Chaussée de La Hulpe, numéro 120, à Bruxelles. C’est là, au 6e étage d’un immeuble ultra-moderne situé en face de l’hippodrome de Boitsfort, que la Banque de Luxembourg a élu domicile voici un an et demi. A l’intérieur, le décor et l’ambiance sont à l’image de la banque : sobre et moderne. Il y a bien quelques oeuvres d’art, censées symboliser l’excellence et la pérennité du patrimoine. Mais on est loin du décorum de la maison de maître que tant de banquiers huppés affectionnent. Les lieux sont d’abord fonctionnels. La route vers Arlon (E411) est d’ailleurs à un jet de pierre. Pas la première Avec des origines qui remontent à 1920, la maison peut se targuer d’être l’une des plus anciennes banques privées de la place grand-ducale. Spécialisée dans la gestion de patrimoine et la gestion de fonds d’investissement (au travers de BLI : Banque de Luxembourg Investments), elle n’est pourtant pas la première enseigne de ce genre à avoir inauguré des locaux en Belgique.
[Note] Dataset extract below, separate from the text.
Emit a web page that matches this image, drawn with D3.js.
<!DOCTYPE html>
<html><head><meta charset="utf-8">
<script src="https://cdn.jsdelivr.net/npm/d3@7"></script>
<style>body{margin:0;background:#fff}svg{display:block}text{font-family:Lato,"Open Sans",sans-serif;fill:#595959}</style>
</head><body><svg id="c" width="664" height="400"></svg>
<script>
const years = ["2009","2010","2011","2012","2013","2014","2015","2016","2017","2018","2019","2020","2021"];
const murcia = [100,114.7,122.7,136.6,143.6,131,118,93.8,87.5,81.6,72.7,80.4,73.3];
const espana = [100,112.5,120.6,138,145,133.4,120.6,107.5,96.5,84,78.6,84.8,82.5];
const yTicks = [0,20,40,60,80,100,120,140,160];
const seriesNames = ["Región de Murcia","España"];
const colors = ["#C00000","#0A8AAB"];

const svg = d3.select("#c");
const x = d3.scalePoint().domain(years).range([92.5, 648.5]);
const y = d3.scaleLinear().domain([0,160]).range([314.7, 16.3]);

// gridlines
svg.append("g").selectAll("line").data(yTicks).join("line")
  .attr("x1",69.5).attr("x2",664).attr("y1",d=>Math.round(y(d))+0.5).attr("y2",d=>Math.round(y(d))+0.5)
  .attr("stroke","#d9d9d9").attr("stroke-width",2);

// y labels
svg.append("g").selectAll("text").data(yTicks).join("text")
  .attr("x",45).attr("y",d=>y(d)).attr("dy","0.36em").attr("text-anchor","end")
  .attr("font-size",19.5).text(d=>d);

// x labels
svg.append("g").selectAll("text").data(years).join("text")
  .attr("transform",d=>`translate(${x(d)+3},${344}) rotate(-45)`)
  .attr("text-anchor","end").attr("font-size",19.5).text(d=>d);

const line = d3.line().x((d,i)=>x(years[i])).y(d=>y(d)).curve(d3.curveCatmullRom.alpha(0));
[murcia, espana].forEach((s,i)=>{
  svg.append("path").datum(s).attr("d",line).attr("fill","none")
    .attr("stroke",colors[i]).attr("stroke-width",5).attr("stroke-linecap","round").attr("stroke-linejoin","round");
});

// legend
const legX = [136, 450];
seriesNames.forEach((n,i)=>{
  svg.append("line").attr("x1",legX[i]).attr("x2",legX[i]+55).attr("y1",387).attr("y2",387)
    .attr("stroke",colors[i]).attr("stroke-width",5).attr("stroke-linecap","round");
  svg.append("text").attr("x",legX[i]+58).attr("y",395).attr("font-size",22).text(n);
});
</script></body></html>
Avant elle, d’autres acteurs étrangers de la banque haut de gamme ont franchi le pas pour s’installer chez nous. Rothschild, UBS, Lazard, Crédit Agricole : ils sont aujourd’hui nombreux à avoir pignon sur rue dans la capitale (et pour certains même en province) afin d’y courtiser les particuliers fortunés.

Conséquence de ce mouvement entamé dans le sillage de l’amnistie fiscale de 2004 ? A côté des acteurs belgo-belges (les Petercam et autre Degroof), on dénombre actuellement une bonne dizaine de maisons étrangères disposant d’une implantation en Belgique. Si bien que le marché apparaît comme fort encombré. Certes, ce dernier présente un beau potentiel. Mais la compétition est rude. Y séduire les millionnaires en euro n’est pas facile.

Ancrage régional Ce qui distingue d’abord la Banque de Luxembourg de ces nombreuses rivales ? Primo : sa forte identité grand-ducale, contrairement à d’autres filiales de banques privées étrangères, françaises ou autres. “La plupart des employés de la banque à Luxembourg sont luxembourgeois”, lance Philippe Depoorter, secrétaire général. Autre signe qui ne trompe pas. Fin 2010, c’est à Arlon, au fin fond de la Province du Luxembourg, et non à Bruxelles, qu’elle a décidé d’ouvrir une première antenne en Belgique. Motif ? “La région présente de jolis patrimoines qui valent la peine qu’on s’y intéresse, justifie Philippe Depoorter, secrétaire général. Elle a connu une évolution économique importante au cours des trois dernières décennies. De nouveaux besoins en matière de gestion de patrimoine y ont vu le jour, notamment pour des entrepreneurs et des cadres frontaliers qui connaissent pour certains très bien notre banque.” Bruxelles après Arlon D’un autre côté, la maison anticipe depuis longtemps la fin du secret bancaire. Elle encourage depuis plusieurs années ses clients belges (familles, entrepreneurs, etc.) à régulariser leur situation fiscale. Bien sûr, elle les accompagne dans cet exercice. Mais qui dit régularisation dit aussi bien souvent rapatriement des avoirs en Belgique. “C’est quelque chose dont nous nous sommes rendu compte à l’occasion de la première DLU, observe Luc Rodesch, membre du comité de direction. Souhaitant se mettre en ordre vis-à-vis du fisc belge, certains clients préféraient à ce moment-là avoir un banquier privé près d’eux. Ne disposant pas à l’époque d’implantation en Belgique, nous nous sommes alors retrouvés face à des clients obligés de nous quitter à contrecoeur. C’est de cette demande qu’est venue l’idée de les suivre en ouvrant un bureau à Arlon et ensuite à Bruxelles.”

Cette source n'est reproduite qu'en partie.